[Plotting code records]
-- -- --

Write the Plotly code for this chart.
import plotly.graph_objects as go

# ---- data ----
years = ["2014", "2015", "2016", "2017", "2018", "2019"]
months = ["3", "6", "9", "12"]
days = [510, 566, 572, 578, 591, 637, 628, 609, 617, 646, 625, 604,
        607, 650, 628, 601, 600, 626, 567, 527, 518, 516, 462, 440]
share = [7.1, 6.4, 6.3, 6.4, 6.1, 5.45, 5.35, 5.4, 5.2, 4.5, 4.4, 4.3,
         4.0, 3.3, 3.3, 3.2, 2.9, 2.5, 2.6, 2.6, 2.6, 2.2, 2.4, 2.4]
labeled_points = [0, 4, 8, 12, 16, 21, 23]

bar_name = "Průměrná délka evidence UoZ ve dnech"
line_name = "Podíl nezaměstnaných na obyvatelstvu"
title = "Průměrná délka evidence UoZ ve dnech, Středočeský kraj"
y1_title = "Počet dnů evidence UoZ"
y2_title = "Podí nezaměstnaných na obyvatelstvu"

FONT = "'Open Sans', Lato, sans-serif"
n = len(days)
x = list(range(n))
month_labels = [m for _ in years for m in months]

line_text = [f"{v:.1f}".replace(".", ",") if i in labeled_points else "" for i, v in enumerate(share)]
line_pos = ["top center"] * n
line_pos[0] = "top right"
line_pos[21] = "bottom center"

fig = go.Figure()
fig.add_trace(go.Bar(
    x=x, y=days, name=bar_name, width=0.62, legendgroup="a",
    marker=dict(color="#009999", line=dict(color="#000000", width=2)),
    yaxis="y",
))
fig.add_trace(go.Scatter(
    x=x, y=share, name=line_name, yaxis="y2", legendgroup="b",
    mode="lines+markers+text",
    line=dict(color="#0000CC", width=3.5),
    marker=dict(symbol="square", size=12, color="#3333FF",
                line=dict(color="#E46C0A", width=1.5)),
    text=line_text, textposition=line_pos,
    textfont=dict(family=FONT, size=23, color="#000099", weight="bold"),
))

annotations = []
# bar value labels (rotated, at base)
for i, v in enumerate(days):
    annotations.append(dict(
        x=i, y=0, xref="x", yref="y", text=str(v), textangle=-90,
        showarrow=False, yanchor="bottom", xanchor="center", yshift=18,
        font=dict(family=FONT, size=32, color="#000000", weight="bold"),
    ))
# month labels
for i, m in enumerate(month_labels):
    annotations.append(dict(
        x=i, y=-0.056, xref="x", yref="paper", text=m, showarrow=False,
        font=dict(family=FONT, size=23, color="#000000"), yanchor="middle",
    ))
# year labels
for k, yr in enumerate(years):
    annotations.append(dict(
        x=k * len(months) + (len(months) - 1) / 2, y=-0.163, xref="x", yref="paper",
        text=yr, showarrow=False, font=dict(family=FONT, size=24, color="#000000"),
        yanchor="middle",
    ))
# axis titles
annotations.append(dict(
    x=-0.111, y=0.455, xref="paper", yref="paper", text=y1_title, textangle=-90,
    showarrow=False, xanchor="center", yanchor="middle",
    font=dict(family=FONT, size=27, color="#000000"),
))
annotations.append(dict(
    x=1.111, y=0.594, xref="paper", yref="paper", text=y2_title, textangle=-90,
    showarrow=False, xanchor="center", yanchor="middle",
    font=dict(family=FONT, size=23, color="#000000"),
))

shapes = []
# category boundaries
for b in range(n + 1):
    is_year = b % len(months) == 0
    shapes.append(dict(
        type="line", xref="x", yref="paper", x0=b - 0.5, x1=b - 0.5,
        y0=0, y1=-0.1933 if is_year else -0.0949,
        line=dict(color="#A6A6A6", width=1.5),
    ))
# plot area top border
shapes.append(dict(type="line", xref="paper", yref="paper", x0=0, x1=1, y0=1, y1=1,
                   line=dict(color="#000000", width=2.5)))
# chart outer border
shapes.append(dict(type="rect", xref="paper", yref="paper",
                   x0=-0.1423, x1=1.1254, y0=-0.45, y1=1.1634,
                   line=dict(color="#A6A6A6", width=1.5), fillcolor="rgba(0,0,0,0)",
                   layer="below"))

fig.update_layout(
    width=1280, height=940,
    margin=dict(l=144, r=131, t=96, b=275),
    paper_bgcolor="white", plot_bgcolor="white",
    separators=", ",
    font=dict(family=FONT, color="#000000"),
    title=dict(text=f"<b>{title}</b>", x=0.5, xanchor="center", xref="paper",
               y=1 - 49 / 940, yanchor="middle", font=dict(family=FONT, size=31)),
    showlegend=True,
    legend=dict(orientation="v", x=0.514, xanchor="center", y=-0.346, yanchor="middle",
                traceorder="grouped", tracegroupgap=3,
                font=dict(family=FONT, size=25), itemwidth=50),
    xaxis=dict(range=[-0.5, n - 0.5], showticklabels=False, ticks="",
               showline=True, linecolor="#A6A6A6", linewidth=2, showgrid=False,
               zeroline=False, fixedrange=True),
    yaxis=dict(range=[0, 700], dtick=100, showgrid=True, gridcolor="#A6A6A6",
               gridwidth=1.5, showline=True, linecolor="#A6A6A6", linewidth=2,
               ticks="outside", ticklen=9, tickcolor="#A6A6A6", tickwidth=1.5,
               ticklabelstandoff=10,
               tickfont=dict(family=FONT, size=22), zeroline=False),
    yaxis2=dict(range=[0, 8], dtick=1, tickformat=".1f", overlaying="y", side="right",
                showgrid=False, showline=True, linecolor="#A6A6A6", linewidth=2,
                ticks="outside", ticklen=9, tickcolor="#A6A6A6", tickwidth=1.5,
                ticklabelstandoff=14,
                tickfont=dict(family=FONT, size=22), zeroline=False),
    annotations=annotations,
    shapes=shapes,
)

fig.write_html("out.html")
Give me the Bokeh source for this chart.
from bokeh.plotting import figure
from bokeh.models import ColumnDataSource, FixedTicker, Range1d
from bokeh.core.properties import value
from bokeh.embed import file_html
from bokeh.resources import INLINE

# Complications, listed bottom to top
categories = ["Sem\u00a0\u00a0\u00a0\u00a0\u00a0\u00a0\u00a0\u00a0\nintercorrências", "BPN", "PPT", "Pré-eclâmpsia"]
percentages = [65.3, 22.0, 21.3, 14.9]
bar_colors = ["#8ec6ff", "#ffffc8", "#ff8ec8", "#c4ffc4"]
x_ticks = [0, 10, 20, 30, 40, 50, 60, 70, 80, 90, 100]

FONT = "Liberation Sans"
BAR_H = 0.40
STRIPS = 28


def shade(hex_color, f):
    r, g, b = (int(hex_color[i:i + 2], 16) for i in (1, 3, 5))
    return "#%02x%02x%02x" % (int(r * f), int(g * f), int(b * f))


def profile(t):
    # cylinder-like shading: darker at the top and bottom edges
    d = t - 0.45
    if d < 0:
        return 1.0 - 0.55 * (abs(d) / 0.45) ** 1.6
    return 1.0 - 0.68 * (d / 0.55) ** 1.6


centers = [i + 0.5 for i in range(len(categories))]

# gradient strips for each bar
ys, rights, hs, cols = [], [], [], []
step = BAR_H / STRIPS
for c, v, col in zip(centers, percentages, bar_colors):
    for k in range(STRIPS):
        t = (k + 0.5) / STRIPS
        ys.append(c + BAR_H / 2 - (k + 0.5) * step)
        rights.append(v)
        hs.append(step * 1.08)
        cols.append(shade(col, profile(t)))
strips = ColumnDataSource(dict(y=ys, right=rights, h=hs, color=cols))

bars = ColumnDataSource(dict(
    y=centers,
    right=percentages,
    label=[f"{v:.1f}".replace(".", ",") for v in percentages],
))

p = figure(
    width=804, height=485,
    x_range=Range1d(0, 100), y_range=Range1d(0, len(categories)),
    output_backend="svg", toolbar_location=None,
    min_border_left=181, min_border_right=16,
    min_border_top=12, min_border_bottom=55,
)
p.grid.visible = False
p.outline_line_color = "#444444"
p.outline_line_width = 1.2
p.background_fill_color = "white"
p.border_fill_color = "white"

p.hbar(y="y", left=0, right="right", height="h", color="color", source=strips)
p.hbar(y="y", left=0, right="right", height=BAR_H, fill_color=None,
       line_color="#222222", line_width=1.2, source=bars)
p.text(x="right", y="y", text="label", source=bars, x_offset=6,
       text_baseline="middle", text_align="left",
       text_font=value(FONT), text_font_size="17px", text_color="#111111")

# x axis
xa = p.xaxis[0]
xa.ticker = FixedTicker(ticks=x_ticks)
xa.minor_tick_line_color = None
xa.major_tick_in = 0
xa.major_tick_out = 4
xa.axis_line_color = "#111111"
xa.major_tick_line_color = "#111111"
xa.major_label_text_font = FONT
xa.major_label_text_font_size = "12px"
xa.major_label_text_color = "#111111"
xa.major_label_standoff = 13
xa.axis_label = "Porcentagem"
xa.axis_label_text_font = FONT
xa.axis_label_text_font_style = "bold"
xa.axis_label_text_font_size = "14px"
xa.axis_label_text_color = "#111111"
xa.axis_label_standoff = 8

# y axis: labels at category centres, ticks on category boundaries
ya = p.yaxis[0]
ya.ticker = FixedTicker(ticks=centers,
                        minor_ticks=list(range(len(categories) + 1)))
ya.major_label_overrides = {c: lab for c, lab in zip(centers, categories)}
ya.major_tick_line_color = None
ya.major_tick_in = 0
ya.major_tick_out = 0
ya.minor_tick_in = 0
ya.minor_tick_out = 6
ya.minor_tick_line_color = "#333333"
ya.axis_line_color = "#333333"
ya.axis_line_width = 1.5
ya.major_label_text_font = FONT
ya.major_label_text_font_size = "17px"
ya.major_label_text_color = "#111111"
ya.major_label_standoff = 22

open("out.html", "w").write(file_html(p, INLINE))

-- -- --

• _SET TASK_
Exactly repeat the lines running from the top of the listing to the line bearing "labeled_points = [0, 4, 8, 12, 16, 21, 23]", both of those lines included, and only them.

• _RESPONSE TO THIS EXERCISE_
Write the Plotly code for this chart.
import plotly.graph_objects as go

# ---- data ----
years = ["2014", "2015", "2016", "2017", "2018", "2019"]
months = ["3", "6", "9", "12"]
days = [510, 566, 572, 578, 591, 637, 628, 609, 617, 646, 625, 604,
        607, 650, 628, 601, 600, 626, 567, 527, 518, 516, 462, 440]
share = [7.1, 6.4, 6.3, 6.4, 6.1, 5.45, 5.35, 5.4, 5.2, 4.5, 4.4, 4.3,
         4.0, 3.3, 3.3, 3.2, 2.9, 2.5, 2.6, 2.6, 2.6, 2.2, 2.4, 2.4]
labeled_points = [0, 4, 8, 12, 16, 21, 23]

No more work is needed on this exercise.